### Task statement
All lines in the records below from the line with "Rebuild this diagram" through the line with "(du) at (815,317);" are to be given again exactly, both ends included; the pictures are to be left out.

### Dataset records
|---|
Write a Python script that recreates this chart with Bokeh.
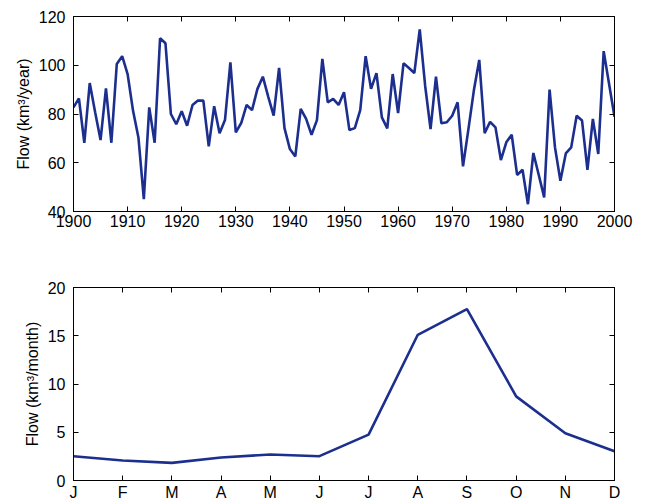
from bokeh.plotting import figure
from bokeh.layouts import column
from bokeh.models import LinearAxis, Range1d, FixedTicker
from bokeh.embed import file_html
from bokeh.resources import INLINE

years = list(range(1900, 2001))
annual_flow = [
    82.7, 86.4, 68.2, 92.7, 80.7, 69.3, 90.5, 68.2, 100.5, 103.7,
    96.4, 81.4, 70.4, 45.1, 82.7, 68.2, 111.1, 109.0, 80.0, 75.8,
    81.1, 75.2, 83.7, 85.5, 85.5, 66.7, 83.2, 72.1, 77.5, 101.2,
    72.5, 76.3, 83.7, 81.6, 90.3, 95.3, 87.0, 79.3, 98.9, 74.2,
    65.6, 62.6, 82.1, 78.0, 71.5, 77.5, 102.6, 84.8, 86.2, 83.7,
    88.9, 73.4, 74.2, 81.6, 103.7, 90.3, 96.8, 78.6, 74.1, 96.4,
    80.4, 100.8, 98.9, 96.8, 114.7, 91.6, 73.8, 95.3, 76.2, 76.6,
    79.3, 84.8, 58.5, 73.8, 89.6, 102.2, 72.1, 76.8, 74.5, 61.1,
    68.4, 71.5, 55.0, 57.1, 43.0, 64.0, 55.0, 45.8, 90.0, 66.3,
    52.6, 63.8, 66.3, 79.3, 77.3, 57.1, 78.0, 63.6, 105.8, 92.3,
    78.9,
]
year_ticks = list(range(1900, 2001, 10))
annual_yticks = [40, 60, 80, 100, 120]

months = ["J", "F", "M", "A", "M", "J", "J", "A", "S", "O", "N", "D"]
month_index = list(range(1, 13))
monthly_flow = [2.52, 2.07, 1.83, 2.38, 2.69, 2.52, 4.76, 15.1, 17.76, 8.72, 4.9, 3.03]
monthly_yticks = [0, 5, 10, 15, 20]

FONT = "Liberation Sans"
LINE_COLOR = "#1c2f8e"
FS = "16px"


def style(p, xticks, yticks, xoverrides=None):
    p.outline_line_color = "black"
    p.outline_line_width = 1
    p.xgrid.visible = False
    p.ygrid.visible = False
    p.background_fill_color = "white"
    p.border_fill_color = "white"
    for ax in p.xaxis + p.yaxis:
        ax.major_tick_in = 5
        ax.major_tick_out = 0
        ax.minor_tick_in = 0
        ax.minor_tick_out = 0
        ax.axis_line_color = "black"
        ax.major_tick_line_color = "black"
        ax.major_label_text_font = FONT
        ax.major_label_text_font_size = FS
        ax.major_label_text_color = "black"
        ax.axis_label_text_font = FONT
        ax.axis_label_text_font_size = FS
        ax.axis_label_text_font_style = "normal"
        ax.axis_label_text_color = "black"
    p.xaxis[0].ticker = FixedTicker(ticks=xticks)
    p.yaxis[0].ticker = FixedTicker(ticks=yticks)
    p.xaxis[0].major_label_standoff = 3
    p.yaxis[0].major_label_standoff = 8
    p.yaxis[0].axis_label_standoff = 4
    if xoverrides:
        p.xaxis[0].major_label_overrides = xoverrides
    top = LinearAxis(ticker=FixedTicker(ticks=xticks), major_label_text_font_size="0px",
                     major_tick_in=5, major_tick_out=0, minor_tick_in=0, minor_tick_out=0,
                     axis_line_color="black", major_label_text_alpha=0,
                     major_label_standoff=0)
    right = LinearAxis(ticker=FixedTicker(ticks=yticks), major_label_text_font_size="0px",
                       major_tick_in=5, major_tick_out=0, minor_tick_in=0, minor_tick_out=0,
                       axis_line_color="black", major_label_text_alpha=0,
                       major_label_standoff=0)
    p.add_layout(top, "above")
    p.add_layout(right, "right")


# Top: annual flow
p1 = figure(width=646, height=250, output_backend="svg", toolbar_location=None,
            x_range=Range1d(1900, 2000), y_range=Range1d(40, 120),
            min_border_left=73, min_border_right=32, min_border_top=16, min_border_bottom=39)
p1.line(years, annual_flow, line_color=LINE_COLOR, line_width=2.6)
p1.yaxis[0].axis_label = "Flow (km³/year)"
style(p1, year_ticks, annual_yticks)
p1.frame_width = 541
p1.frame_height = 195

# Bottom: monthly flow
p2 = figure(width=646, height=248, output_backend="svg", toolbar_location=None,
            x_range=Range1d(1, 12), y_range=Range1d(0, 20),
            min_border_left=73, min_border_right=32, min_border_top=37, min_border_bottom=18)
p2.line(month_index, monthly_flow, line_color=LINE_COLOR, line_width=2.6)
p2.yaxis[0].axis_label = "Flow (km³/month)"
style(p2, month_index, monthly_yticks, xoverrides={i + 1: m for i, m in enumerate(months)})
p2.frame_width = 541
p2.frame_height = 193

layout = column(p1, p2, spacing=0)
open("out.html", "w").write(file_html(layout, INLINE))
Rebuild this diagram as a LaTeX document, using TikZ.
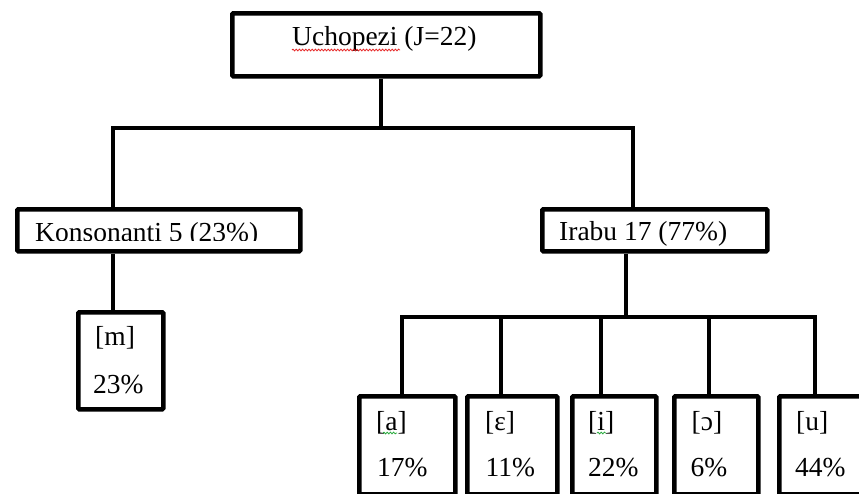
\documentclass[tikz,border=0pt]{standalone}
\usepackage{fontspec}
\setmainfont{Liberation Serif}
\usetikzlibrary{decorations.pathmorphing}
\definecolor{spellred}{RGB}{230,40,40}
\definecolor{spellgreen}{RGB}{40,170,60}
\begin{document}
\begin{tikzpicture}[x=1pt,y=-1pt,
  box/.style={draw, line width=4.5pt, rounded corners=1pt, inner sep=0pt, anchor=north west},
  wire/.style={line width=4.5pt},
  lbl/.style={anchor=base west, inner sep=0pt, font=\fontsize{27.5}{30}\selectfont},
  spell/.style={decorate, decoration={snake, amplitude=0.9pt, segment length=3.2pt}, line width=0.8pt}]
\useasboundingbox (0,0) rectangle (859,493);

% boxes
\node[box, minimum width=308pt, minimum height=63pt] (root)  at (230,11)  {};
\node[box, minimum width=283pt, minimum height=42pt] (kons)  at (15,207)  {};
\node[box, minimum width=225pt, minimum height=42pt] (irabu) at (540,207) {};
\node[box, minimum width=85pt,  minimum height=97pt] (m)     at (76,310)  {};
\node[box, minimum width=96pt,  minimum height=98pt] (a)     at (357,394) {};
\node[box, minimum width=90pt,  minimum height=98pt] (e)     at (465,394) {};
\node[box, minimum width=84pt,  minimum height=98pt] (i)     at (570,394) {};
\node[box, minimum width=84pt,  minimum height=98pt] (o)     at (672,394) {};
\node[box, minimum width=110pt, minimum height=98pt] (u)     at (777,394) {};

% junction points of the tree
\coordinate (rootbar) at (381,128);
\coordinate (kbar) at (113,128);
\coordinate (ibar) at (633,128);
\coordinate (vbar) at (626,317);
\coordinate (da) at (402,317);
\coordinate (de) at (501,317);
\coordinate (di) at (601,317);
\coordinate (do) at (709,317);
\coordinate (du) at (815,317);

% connectors
\draw[wire] (root.south -| rootbar) -- (rootbar);
\draw[wire] (kons.north -| kbar) -- (kbar) -- (ibar) -- (irabu.north -| ibar);
\draw[wire] (kons.south -| kbar) -- (m.north -| kbar);
\draw[wire] (irabu.south -| vbar) -- (vbar);
\draw[wire] (a.north -| da) -- (da) -- (du) -- (u.north -| du);
\draw[wire] (de) -- (e.north -| de);
\draw[wire] (di) -- (i.north -| di);
\draw[wire] (do) -- (o.north -| do);

% labels
\node[lbl] (troot) at (292,45.5) {Uchopezi (J=22)};
\begin{scope}
  \clip (17,209) rectangle (296,240);
  \node[lbl] (tkons) at (35,241.3) {Konsonanti 5 (23\%)};
\end{scope}
\node[lbl] (tirabu) at (559,240) {Irabu 17 (77\%)};

\node[lbl] (mt) at (95,345) {[m]};
\node[lbl] (mp) at (93,393) {23\%};

\node[lbl] (at) at (376,430) {[a]};
\node[lbl] (ap) at (377,476.5) {17\%};
\node[lbl] (et) at (485,430) {[ɛ]};
\node[lbl] (ep) at (485.5,476.5) {11\%};
\node[lbl] (it) at (588,430) {[i]};
\node[lbl] (ip) at (588,476.5) {22\%};
\node[lbl] (ot) at (691.5,430) {[ɔ]};
\node[lbl] (op) at (690.5,476.5) {6\%};
\node[lbl] (ut) at (796,430) {[u]};
\node[lbl] (up) at (795,476.5) {44\%};

% proofing underlines
\draw[spell, spellred] (292,50) -- (400,50);
\draw[spell, spellgreen] (383,433) -- (397,433);
\draw[spell, spellgreen] (597,433) -- (606,433);
\end{tikzpicture}
\end{document}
|---|
### Response to the exercise
Rebuild this diagram as a LaTeX document, using TikZ.
\documentclass[tikz,border=0pt]{standalone}
\usepackage{fontspec}
\setmainfont{Liberation Serif}
\usetikzlibrary{decorations.pathmorphing}
\definecolor{spellred}{RGB}{230,40,40}
\definecolor{spellgreen}{RGB}{40,170,60}
\begin{document}
\begin{tikzpicture}[x=1pt,y=-1pt,
  box/.style={draw, line width=4.5pt, rounded corners=1pt, inner sep=0pt, anchor=north west},
  wire/.style={line width=4.5pt},
  lbl/.style={anchor=base west, inner sep=0pt, font=\fontsize{27.5}{30}\selectfont},
  spell/.style={decorate, decoration={snake, amplitude=0.9pt, segment length=3.2pt}, line width=0.8pt}]
\useasboundingbox (0,0) rectangle (859,493);

% boxes
\node[box, minimum width=308pt, minimum height=63pt] (root)  at (230,11)  {};
\node[box, minimum width=283pt, minimum height=42pt] (kons)  at (15,207)  {};
\node[box, minimum width=225pt, minimum height=42pt] (irabu) at (540,207) {};
\node[box, minimum width=85pt,  minimum height=97pt] (m)     at (76,310)  {};
\node[box, minimum width=96pt,  minimum height=98pt] (a)     at (357,394) {};
\node[box, minimum width=90pt,  minimum height=98pt] (e)     at (465,394) {};
\node[box, minimum width=84pt,  minimum height=98pt] (i)     at (570,394) {};
\node[box, minimum width=84pt,  minimum height=98pt] (o)     at (672,394) {};
\node[box, minimum width=110pt, minimum height=98pt] (u)     at (777,394) {};

% junction points of the tree
\coordinate (rootbar) at (381,128);
\coordinate (kbar) at (113,128);
\coordinate (ibar) at (633,128);
\coordinate (vbar) at (626,317);
\coordinate (da) at (402,317);
\coordinate (de) at (501,317);
\coordinate (di) at (601,317);
\coordinate (do) at (709,317);
\coordinate (du) at (815,317);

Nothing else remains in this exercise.